At my age, you don’t learn anything, according to current fashionable wisdom (which is always wrong). It also denies that memory is, or can contribute to, learning. (My “always” will cover that, too.) Things which made no sense when they were happening, gain clarity of explanation, after years of experience and thought. We all start in ignorance, complete except for the little instinct with which humans are endowed (as compared to, say, flies). To the modern mind, however, that is where we end.

This is one of the principles that underlie what Pope Ratzinger called, “the dictatorship of relativism.” No idea, and no single culture — verily, no fact — is to be preferred. But since inconsistency is another of its underlying principles, the opinions of the kakistocracy are generally exalted.

The word, of which I was reminded by its use in a rightwing blog, should be revived. It was first employed in the 17th century, against those “sanctimonious incendiaries” who spread the political “ideals” associated with puritanism. (“Political correctness” has been with us for a while.) Formed from the Greek, it means “government … by the worst, least qualified, and most unscrupulous.” (The Wicked Paedia has this right for a change.) Or to bring this up to date: by the progressive factions. The word was ab initio meant to serve as the opposite of the aristocratic principle.

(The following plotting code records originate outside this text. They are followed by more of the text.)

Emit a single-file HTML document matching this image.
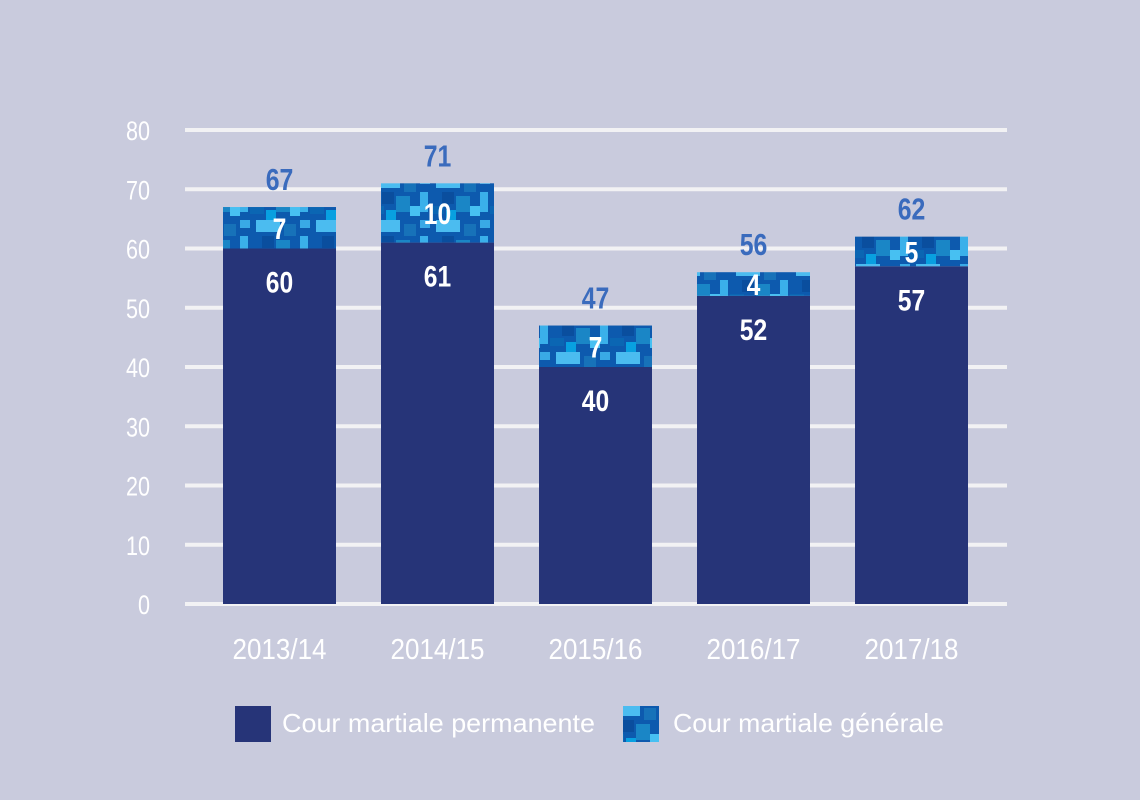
<!DOCTYPE html>
<html><head><meta charset="utf-8"><style>
body{margin:0;background:#c9cbdd;}
svg{display:block;font-family:"Liberation Sans Narrow","Liberation Sans",sans-serif;}
</style></head><body>
<svg id="chart" width="1140" height="800">
<defs>
<pattern id="camo" width="60" height="44" patternUnits="userSpaceOnUse">
<rect width="60" height="44" fill="#0d5aae"/>
<rect x="0" y="0" width="10" height="8" fill="#39a9e6"/>
<rect x="16" y="0" width="24" height="12" fill="#4bbcf0"/>
<rect x="44" y="4" width="12" height="12" fill="#1772b9"/>
<rect x="0" y="16" width="8" height="20" fill="#3ab0ea"/>
<rect x="22" y="16" width="12" height="12" fill="#0a4e9e"/>
<rect x="36" y="20" width="14" height="16" fill="#1a86c6"/>
<rect x="10" y="30" width="14" height="8" fill="#0b66b3"/>
<rect x="50" y="30" width="10" height="10" fill="#47c0f2"/>
<rect x="26" y="34" width="10" height="10" fill="#08a0e0"/>
</pattern>
</defs>
<g id="grid"></g><g id="bars"></g>
<g>
<rect x="235" y="706" width="36" height="36" fill="#263478"/>
<text x="282" y="732" font-size="26" fill="#fff" textLength="313" lengthAdjust="spacingAndGlyphs">Cour martiale permanente</text>
<rect x="623" y="706" width="36" height="36" fill="url(#camo)"/>
<text x="673" y="732" font-size="26" fill="#fff" textLength="271" lengthAdjust="spacingAndGlyphs">Cour martiale générale</text>
</g>
</svg>
<script>
const categories=["2013/14","2014/15","2015/16","2016/17","2017/18"];
const permanente=[60,61,40,52,57];
const generale=[7,10,7,4,5];
const totals=[67,71,47,56,62];
const yTicks=[0,10,20,30,40,50,60,70,80];
const NS="http://www.w3.org/2000/svg";
const y=v=>604-v*(474/80);
const xc=i=>279.5+i*158;
const grid=document.getElementById('grid'),bars=document.getElementById('bars');
function mk(tag,a,p){const e=document.createElementNS(NS,tag);for(const k in a)e.setAttribute(k,a[k]);p.appendChild(e);return e;}
function narrow(e,f){e.setAttribute('textLength',(e.getComputedTextLength()*f).toFixed(1));e.setAttribute('lengthAdjust','spacingAndGlyphs');}
yTicks.forEach(t=>{
 const l=mk('line',{x1:185,x2:1007,y1:y(t),y2:y(t),stroke:'#f2f2f4','stroke-width':4},grid);
 
 
 const tx=mk('text',{x:150,y:y(t)+10,'text-anchor':'end','font-size':27,fill:'#fff'},grid);
 tx.textContent=t;
 
 
 narrow(tx,0.8);
});
categories.forEach((c,i)=>{
 const x0=xc(i)-56.5;
 const b1=mk('rect',{x:x0,y:y(permanente[i]),width:113,height:y(0)-y(permanente[i]),fill:'#263478'},bars);
 
 
 const top=permanente[i]+generale[i];
 const b2=mk('rect',{x:x0,y:y(top),width:113,height:y(permanente[i])-y(top),fill:'url(#camo)'},bars);
 
 
 const l1=mk('text',{x:xc(i),y:y(permanente[i])+44,'text-anchor':'middle','font-size':30,'font-weight':'bold',fill:'#fff'},bars);
 l1.textContent=permanente[i];
 
 
 narrow(l1,0.82);
 const l2=mk('text',{x:xc(i),y:(y(top)+y(permanente[i]))/2+11,'text-anchor':'middle','font-size':30,'font-weight':'bold',fill:'#fff'},bars);
 l2.textContent=generale[i];
 
 
 narrow(l2,0.82);
 const l3=mk('text',{x:xc(i),y:y(top)-17,'text-anchor':'middle','font-size':31,'font-weight':'bold',fill:'#3a6bbd'},bars);
 l3.textContent=totals[i];
 
 
 narrow(l3,0.8);
 const xl=mk('text',{x:xc(i),y:659,'text-anchor':'middle','font-size':29,fill:'#fff'},bars);
 xl.textContent=c;
 
 
 xl.setAttribute('textLength','94');
 xl.setAttribute('lengthAdjust','spacingAndGlyphs');
});
</script>
</body></html>
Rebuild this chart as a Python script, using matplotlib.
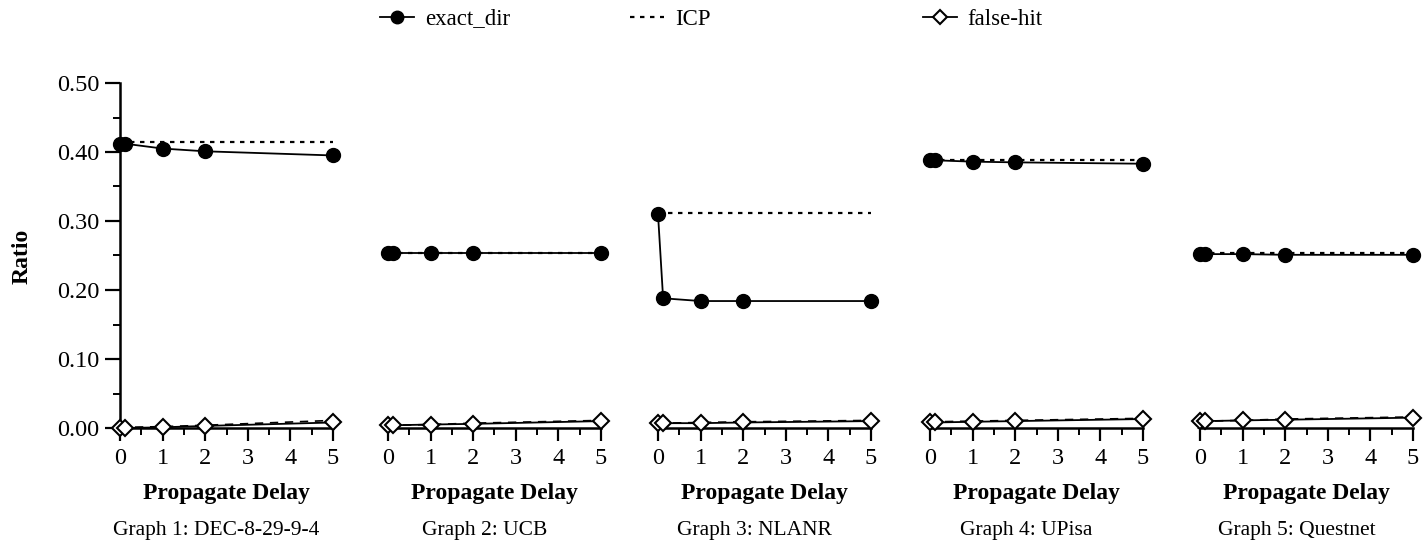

Democracy is not kakistocracy, necessarily, but tends to lead towards it, especially where universal suffrage is imposed. The blind lead the blind, and seldom to a good place. The credulity of the masses is easy to exploit, at least for the short time until that place is reached. “Social media” are wonderfully designed to clinch it. Whereas, those with experience and historical understanding often find themselves in a small minority, shouting their warnings in vain. Their very shouting tends to get them surrounded, by the kakistocracy who, because they are indefensibly stupid, are allergic to debate.

The political policies of the kakistocracy consist, fairly consistently, of repeating programmes that have never worked. Socialism is a good example, in any of its forms. It can be made to appeal to a large audience which, through youth or mental defect, has no appreciation of socialism in practice, and thus judges it from its rosy claims, rather than from its murderous history. The “AOC” phenomenon — those who received their moral and political formation on contemporary college campuses — who may or may not be articulate by the gift of nature — is the “cutting edge” of kakistocracy today. But as, for instance, Bernie Sanders demonstrates at great age, the condition can be incurable. Not only has nothing been learned through the years but, thanks to perversions of the human will, nothing can be learned. The appeal will invariably be to youth.

For this reason, in stable societies, there has always been, in addition to the respect youth owes to age, the hallowing of tradition. Departure from inherited “norms” will be received less with excitement than with horror. Proposals to reverse settled customs, or the definition of virtues that have guided us, will be met with proposals for prompt and severe punishment. Letting such innovations out of the bag, the box, or the closet, will be condemned — perhaps in a thoughtful way, but more likely in the spontaneous kneejerk manner, which should be discounted because it might not succeed. But if it works, fine.

Up here in the High Doganate, we have an aristocratic disposition. We would prefer “government … by the best, most qualified,” and genuinely virtuous, not only by inheritance but by arduous training. In this sense we are Platonic; in the desire for breadth, Aristotelian. To the kakistocratic factions, that currently dominate our politics, we are fanatically opposed.